** START MATERIAL SUPPLIED **
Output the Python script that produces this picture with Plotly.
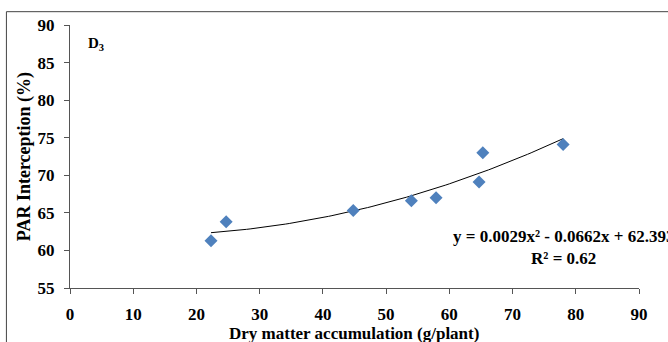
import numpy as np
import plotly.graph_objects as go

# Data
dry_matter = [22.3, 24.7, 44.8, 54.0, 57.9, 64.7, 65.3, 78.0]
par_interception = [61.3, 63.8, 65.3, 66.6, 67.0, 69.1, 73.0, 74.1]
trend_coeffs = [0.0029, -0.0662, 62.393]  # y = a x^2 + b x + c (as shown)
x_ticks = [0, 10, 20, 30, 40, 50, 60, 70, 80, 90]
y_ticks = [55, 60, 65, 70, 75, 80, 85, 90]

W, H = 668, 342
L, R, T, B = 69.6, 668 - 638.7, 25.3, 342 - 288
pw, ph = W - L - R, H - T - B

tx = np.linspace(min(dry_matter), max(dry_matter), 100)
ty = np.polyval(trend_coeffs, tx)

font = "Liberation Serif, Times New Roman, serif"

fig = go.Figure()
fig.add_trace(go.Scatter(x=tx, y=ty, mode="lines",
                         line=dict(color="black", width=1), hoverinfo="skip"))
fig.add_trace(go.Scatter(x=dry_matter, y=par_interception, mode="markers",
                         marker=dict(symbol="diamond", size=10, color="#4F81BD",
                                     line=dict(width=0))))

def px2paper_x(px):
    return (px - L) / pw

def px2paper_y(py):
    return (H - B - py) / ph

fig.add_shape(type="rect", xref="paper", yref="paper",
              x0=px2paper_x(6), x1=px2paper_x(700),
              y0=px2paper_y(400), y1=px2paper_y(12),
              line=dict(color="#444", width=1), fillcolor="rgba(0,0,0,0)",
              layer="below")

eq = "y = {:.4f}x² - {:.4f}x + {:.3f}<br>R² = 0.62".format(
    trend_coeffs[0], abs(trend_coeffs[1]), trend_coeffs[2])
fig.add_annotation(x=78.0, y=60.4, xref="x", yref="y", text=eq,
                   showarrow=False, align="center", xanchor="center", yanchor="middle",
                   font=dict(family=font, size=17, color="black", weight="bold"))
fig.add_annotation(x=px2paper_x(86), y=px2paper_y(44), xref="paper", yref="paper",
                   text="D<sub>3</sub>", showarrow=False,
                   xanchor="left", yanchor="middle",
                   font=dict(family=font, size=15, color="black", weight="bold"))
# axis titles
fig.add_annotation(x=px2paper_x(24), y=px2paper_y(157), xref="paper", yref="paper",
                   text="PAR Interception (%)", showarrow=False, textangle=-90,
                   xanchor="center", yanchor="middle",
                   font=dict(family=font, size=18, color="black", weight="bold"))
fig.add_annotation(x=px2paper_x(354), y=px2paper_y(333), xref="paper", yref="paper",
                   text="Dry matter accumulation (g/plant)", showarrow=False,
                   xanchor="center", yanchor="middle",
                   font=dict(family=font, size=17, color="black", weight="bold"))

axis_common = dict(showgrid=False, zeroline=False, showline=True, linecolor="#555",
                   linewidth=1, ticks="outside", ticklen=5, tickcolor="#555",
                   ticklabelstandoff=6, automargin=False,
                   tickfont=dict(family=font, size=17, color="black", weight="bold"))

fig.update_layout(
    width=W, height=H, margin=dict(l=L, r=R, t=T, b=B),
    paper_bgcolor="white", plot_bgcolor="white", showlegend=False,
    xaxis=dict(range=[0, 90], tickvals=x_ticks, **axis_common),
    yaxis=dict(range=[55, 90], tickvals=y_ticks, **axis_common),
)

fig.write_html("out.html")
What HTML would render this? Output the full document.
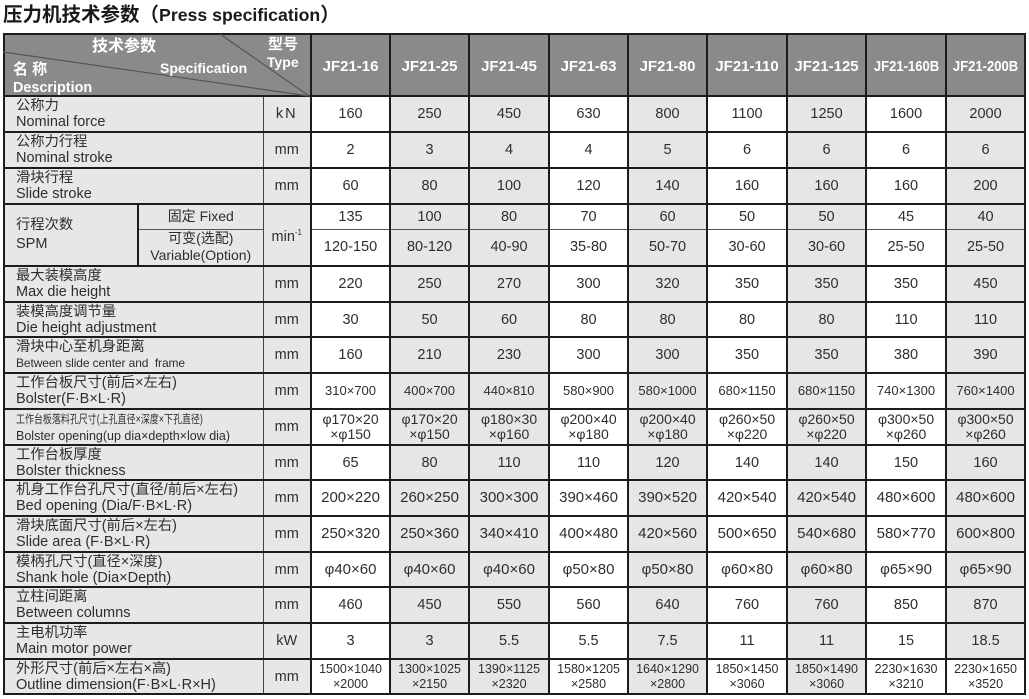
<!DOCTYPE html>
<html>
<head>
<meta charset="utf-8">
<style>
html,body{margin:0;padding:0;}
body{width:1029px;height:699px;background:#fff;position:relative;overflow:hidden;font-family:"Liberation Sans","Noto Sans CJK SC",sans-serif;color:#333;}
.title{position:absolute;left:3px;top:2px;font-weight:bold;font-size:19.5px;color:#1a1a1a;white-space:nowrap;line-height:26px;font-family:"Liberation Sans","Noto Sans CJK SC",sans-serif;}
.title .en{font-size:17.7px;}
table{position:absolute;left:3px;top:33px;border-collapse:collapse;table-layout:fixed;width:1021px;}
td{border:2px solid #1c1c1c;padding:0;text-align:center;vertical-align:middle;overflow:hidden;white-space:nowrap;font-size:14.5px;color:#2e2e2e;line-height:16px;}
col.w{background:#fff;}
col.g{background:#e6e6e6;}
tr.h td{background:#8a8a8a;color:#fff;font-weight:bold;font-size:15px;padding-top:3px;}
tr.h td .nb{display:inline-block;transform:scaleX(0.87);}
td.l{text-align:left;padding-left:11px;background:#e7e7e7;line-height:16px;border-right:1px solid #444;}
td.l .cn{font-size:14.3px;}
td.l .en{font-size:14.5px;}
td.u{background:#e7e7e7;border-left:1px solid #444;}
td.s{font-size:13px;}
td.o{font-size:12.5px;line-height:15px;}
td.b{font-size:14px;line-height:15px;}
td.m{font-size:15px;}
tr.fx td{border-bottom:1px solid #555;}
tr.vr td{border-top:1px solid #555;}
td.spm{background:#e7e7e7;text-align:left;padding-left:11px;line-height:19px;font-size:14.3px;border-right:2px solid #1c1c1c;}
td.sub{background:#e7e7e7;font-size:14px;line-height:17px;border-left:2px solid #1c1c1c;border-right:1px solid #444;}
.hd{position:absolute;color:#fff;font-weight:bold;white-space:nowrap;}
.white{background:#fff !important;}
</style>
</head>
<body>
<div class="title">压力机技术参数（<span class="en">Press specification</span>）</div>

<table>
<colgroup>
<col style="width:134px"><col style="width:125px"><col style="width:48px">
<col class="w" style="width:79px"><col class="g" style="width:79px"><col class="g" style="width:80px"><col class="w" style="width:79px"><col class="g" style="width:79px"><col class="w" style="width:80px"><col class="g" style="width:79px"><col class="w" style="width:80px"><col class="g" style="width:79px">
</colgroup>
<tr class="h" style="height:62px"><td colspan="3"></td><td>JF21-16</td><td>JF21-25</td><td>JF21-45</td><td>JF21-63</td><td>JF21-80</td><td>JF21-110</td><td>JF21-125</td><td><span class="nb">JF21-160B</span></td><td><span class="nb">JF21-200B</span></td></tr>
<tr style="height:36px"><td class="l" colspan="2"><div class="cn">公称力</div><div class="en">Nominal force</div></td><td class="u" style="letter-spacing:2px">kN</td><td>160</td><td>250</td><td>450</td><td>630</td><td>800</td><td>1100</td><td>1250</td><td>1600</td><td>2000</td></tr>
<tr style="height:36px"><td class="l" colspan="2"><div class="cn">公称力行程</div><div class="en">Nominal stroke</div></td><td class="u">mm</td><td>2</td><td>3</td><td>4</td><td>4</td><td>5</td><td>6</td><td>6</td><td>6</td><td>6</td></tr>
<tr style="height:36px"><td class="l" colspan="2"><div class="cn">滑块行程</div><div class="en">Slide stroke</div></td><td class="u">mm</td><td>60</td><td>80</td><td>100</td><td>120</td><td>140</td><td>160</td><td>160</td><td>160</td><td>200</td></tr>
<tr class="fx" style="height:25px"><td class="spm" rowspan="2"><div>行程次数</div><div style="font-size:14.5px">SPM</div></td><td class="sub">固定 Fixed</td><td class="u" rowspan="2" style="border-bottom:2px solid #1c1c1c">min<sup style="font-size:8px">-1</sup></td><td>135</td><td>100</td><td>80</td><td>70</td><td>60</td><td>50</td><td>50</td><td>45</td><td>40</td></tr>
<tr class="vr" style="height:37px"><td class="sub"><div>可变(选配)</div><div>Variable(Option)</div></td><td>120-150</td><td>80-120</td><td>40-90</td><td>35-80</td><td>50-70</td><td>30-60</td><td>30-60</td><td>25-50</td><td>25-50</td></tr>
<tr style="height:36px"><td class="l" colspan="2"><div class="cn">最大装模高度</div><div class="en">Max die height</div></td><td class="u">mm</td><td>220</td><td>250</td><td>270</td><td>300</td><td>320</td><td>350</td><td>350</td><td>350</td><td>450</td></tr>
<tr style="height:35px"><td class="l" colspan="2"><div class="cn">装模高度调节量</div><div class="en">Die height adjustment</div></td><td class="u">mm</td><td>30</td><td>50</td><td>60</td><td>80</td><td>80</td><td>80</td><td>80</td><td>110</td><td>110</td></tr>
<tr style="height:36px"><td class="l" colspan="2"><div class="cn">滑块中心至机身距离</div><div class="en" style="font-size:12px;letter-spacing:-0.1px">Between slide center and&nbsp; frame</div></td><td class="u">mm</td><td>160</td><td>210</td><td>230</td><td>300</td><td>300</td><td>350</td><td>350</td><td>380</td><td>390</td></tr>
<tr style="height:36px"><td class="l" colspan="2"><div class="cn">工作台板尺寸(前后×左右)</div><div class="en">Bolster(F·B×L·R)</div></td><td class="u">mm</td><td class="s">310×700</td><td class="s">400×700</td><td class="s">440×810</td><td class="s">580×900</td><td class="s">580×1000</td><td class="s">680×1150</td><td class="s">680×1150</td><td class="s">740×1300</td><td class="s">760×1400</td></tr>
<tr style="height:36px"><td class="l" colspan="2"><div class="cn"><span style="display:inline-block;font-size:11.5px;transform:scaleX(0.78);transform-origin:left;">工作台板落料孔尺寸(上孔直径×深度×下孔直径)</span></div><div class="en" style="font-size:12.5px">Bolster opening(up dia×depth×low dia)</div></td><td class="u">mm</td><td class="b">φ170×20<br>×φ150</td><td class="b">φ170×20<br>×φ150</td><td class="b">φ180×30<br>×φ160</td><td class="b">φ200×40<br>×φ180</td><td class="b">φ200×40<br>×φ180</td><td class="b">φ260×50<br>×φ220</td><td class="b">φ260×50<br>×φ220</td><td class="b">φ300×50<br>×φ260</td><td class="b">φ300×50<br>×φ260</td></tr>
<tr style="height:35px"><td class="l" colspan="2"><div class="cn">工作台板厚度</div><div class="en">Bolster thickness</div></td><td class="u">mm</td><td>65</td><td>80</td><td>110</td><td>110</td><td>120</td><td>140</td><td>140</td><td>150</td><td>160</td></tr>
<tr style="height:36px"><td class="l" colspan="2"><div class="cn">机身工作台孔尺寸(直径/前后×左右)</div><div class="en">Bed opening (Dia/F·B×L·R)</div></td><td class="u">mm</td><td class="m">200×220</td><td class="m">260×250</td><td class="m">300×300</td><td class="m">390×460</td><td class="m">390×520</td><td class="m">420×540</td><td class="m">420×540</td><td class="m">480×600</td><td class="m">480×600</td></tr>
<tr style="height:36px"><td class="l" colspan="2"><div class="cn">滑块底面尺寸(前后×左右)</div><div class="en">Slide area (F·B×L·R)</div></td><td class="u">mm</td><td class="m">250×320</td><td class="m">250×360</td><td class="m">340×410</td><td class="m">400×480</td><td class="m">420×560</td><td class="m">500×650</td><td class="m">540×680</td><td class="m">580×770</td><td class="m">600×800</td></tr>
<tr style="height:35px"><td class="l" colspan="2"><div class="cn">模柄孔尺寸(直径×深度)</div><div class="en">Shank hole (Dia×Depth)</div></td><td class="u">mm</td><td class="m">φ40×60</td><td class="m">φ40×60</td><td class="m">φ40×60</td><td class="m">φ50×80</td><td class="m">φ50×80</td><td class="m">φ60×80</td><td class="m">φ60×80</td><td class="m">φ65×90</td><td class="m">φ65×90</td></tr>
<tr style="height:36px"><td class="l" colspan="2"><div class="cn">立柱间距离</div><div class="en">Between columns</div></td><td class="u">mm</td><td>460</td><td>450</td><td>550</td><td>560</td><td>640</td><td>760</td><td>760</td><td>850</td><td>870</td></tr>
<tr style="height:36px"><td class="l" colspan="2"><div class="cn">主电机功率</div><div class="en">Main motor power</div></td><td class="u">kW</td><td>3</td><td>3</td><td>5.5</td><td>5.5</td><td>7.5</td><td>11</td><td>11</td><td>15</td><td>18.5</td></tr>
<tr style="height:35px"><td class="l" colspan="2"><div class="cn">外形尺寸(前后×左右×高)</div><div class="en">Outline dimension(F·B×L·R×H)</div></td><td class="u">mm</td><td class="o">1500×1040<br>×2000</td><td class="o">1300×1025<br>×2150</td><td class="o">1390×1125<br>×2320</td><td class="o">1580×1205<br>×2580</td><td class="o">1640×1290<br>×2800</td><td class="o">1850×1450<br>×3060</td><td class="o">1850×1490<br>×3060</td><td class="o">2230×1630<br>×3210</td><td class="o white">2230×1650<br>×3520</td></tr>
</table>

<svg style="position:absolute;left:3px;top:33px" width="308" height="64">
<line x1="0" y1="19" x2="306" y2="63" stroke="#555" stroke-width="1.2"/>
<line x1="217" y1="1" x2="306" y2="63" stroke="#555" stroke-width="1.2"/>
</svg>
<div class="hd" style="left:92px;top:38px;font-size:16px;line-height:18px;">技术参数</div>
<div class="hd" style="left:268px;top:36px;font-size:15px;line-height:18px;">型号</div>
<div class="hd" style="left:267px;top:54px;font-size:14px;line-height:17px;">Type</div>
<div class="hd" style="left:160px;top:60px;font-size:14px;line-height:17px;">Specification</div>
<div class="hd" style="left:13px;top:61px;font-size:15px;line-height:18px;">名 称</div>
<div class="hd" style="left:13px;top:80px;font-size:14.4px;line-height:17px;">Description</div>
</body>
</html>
** END MATERIAL SUPPLIED **
> STATED TASK
Copy exactly the lines running from the beginning of the listing through the line that has "import plotly.graph_objects as go". Drop the pictures.

> RESULT
Output the Python script that produces this picture with Plotly.
import numpy as np
import plotly.graph_objects as go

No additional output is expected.